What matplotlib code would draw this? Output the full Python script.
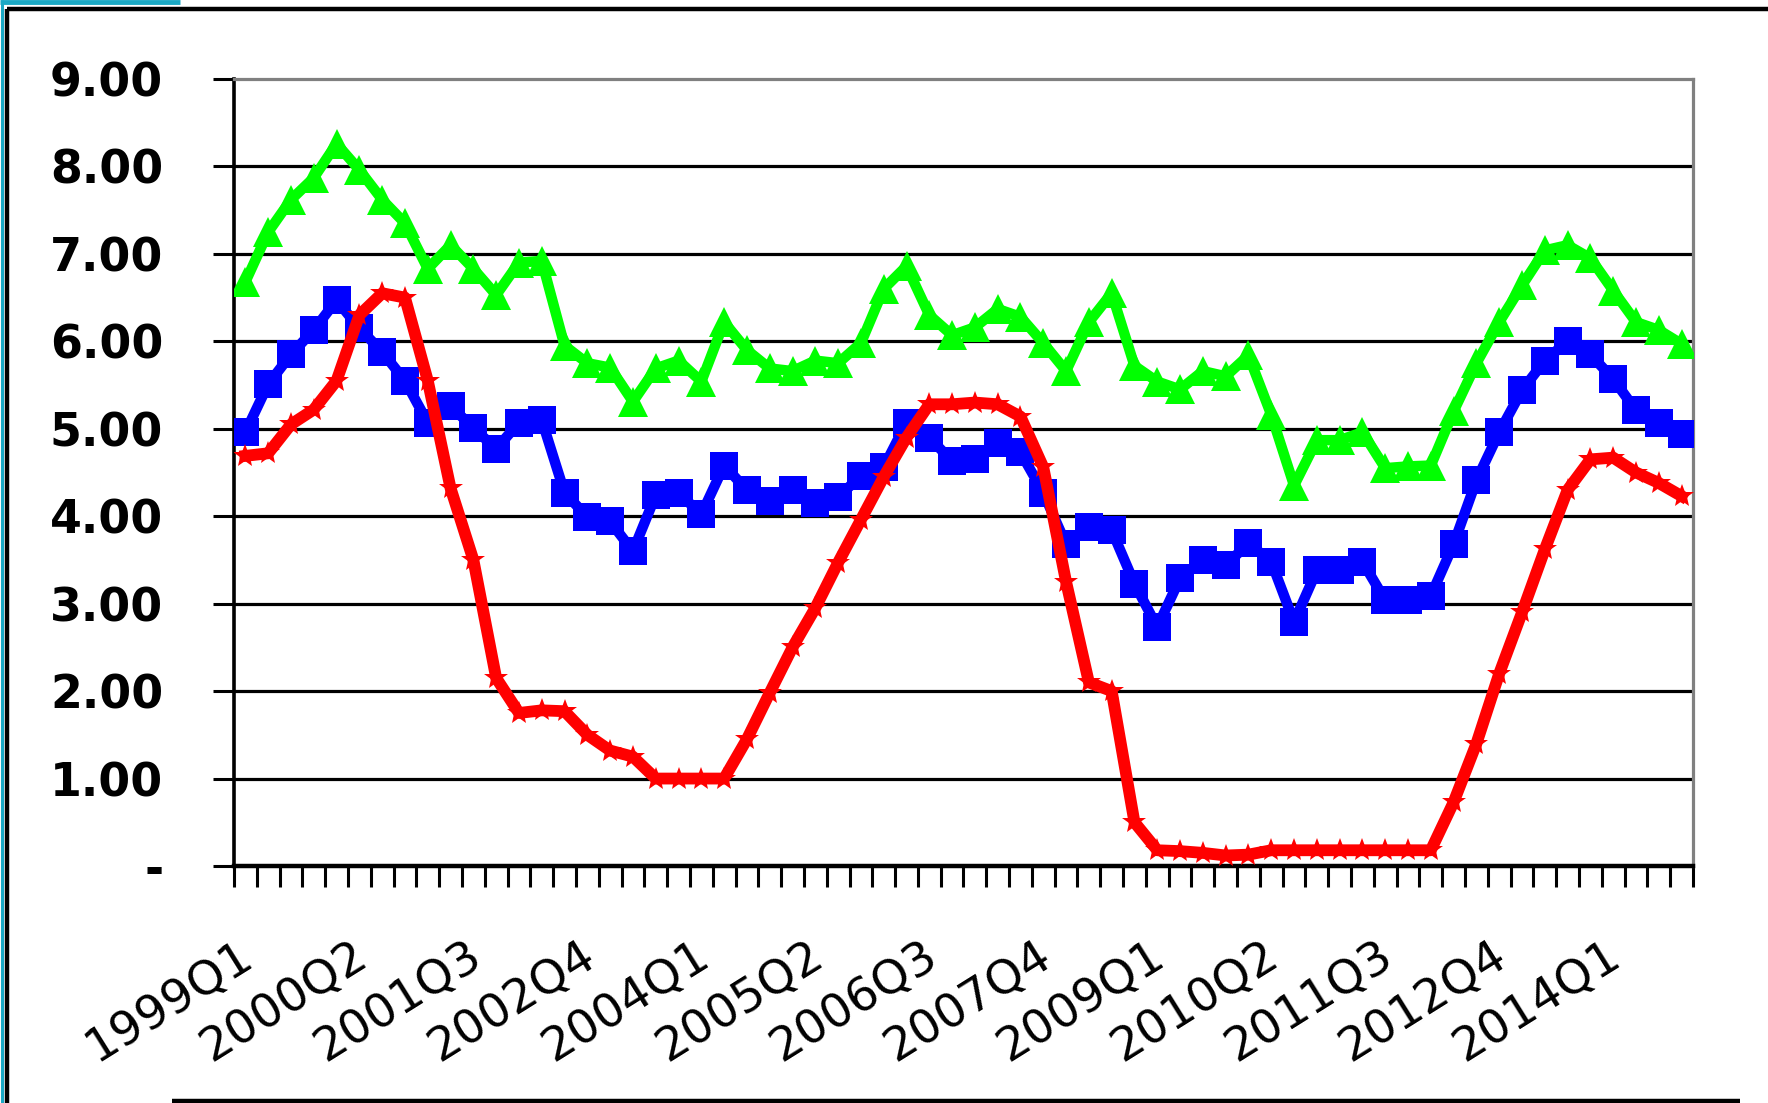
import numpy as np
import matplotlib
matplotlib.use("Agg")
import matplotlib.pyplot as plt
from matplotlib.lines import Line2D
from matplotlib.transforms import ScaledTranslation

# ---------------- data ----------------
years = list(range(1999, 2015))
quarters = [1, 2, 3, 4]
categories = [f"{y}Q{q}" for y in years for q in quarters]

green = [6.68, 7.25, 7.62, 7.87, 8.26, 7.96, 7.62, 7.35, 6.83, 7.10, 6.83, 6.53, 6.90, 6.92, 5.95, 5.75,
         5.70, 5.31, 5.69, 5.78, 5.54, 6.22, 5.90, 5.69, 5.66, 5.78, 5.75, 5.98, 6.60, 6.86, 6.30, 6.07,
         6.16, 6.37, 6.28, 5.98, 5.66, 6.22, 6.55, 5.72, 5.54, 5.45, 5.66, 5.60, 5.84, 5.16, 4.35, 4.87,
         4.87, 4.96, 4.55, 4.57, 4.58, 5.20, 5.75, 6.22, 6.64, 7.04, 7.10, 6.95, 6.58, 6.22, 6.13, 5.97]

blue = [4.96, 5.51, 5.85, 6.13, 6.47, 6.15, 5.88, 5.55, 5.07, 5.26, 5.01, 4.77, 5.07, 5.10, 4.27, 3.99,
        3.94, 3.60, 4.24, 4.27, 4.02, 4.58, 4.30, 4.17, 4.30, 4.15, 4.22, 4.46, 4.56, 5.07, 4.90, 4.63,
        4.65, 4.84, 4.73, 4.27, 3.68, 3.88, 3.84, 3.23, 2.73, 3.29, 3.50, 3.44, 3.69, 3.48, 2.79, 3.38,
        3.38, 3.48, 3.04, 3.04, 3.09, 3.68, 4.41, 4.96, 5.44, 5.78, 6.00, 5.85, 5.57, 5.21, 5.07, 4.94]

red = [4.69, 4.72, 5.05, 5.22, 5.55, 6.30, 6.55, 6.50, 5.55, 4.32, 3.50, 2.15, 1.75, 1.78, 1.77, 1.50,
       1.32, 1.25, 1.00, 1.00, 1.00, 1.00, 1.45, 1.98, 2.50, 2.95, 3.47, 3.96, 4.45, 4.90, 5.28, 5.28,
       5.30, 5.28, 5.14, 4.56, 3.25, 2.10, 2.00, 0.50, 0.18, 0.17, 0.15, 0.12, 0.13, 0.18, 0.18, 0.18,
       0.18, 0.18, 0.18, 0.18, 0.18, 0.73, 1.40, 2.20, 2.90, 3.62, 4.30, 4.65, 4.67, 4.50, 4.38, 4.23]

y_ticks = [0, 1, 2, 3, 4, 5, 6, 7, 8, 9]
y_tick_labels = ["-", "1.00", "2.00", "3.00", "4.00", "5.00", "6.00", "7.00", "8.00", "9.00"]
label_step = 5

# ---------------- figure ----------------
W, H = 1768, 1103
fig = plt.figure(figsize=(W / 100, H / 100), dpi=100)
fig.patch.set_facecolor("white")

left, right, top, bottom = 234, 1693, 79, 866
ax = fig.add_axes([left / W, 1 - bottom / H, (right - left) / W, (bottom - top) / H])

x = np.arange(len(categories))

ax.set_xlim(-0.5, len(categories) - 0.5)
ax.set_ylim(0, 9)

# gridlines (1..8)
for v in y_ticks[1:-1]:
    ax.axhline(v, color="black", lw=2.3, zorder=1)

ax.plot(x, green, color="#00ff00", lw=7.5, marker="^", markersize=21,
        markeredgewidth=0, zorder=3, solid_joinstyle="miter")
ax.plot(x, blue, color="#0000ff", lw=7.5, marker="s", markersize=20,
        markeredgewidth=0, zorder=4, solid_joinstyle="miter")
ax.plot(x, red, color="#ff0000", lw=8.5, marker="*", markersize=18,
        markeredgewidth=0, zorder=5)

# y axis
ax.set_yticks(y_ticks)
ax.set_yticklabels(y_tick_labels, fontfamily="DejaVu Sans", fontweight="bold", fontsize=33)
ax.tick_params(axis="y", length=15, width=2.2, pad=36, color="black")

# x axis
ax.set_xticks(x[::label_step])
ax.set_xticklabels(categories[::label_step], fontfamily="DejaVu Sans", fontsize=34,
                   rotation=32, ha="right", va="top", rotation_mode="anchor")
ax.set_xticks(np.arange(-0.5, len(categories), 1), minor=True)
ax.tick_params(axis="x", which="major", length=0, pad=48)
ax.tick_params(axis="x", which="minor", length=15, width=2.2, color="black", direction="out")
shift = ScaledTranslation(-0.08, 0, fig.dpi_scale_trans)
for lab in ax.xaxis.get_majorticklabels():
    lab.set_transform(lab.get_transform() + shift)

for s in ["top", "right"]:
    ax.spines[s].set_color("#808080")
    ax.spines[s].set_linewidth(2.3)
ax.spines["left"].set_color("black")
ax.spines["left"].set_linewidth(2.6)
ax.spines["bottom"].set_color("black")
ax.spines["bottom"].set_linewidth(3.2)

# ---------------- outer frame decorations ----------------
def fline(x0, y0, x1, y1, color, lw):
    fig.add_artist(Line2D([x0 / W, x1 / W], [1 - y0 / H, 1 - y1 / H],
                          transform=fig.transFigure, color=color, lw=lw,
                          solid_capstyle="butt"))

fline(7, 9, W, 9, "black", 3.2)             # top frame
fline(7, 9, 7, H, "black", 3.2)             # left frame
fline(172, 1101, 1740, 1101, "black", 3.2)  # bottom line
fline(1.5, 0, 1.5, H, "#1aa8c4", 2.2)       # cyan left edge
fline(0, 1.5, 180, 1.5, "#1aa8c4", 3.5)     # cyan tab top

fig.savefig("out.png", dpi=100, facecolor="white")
-=-=-
Repeat the lines above, starting at the first and stopping after the line that holds "q in quarters]", with the pictures left out.

What matplotlib code would draw this? Output the full Python script.
import numpy as np
import matplotlib
matplotlib.use("Agg")
import matplotlib.pyplot as plt
from matplotlib.lines import Line2D
from matplotlib.transforms import ScaledTranslation

# ---------------- data ----------------
years = list(range(1999, 2015))
quarters = [1, 2, 3, 4]
categories = [f"{y}Q{q}" for y in years for q in quarters]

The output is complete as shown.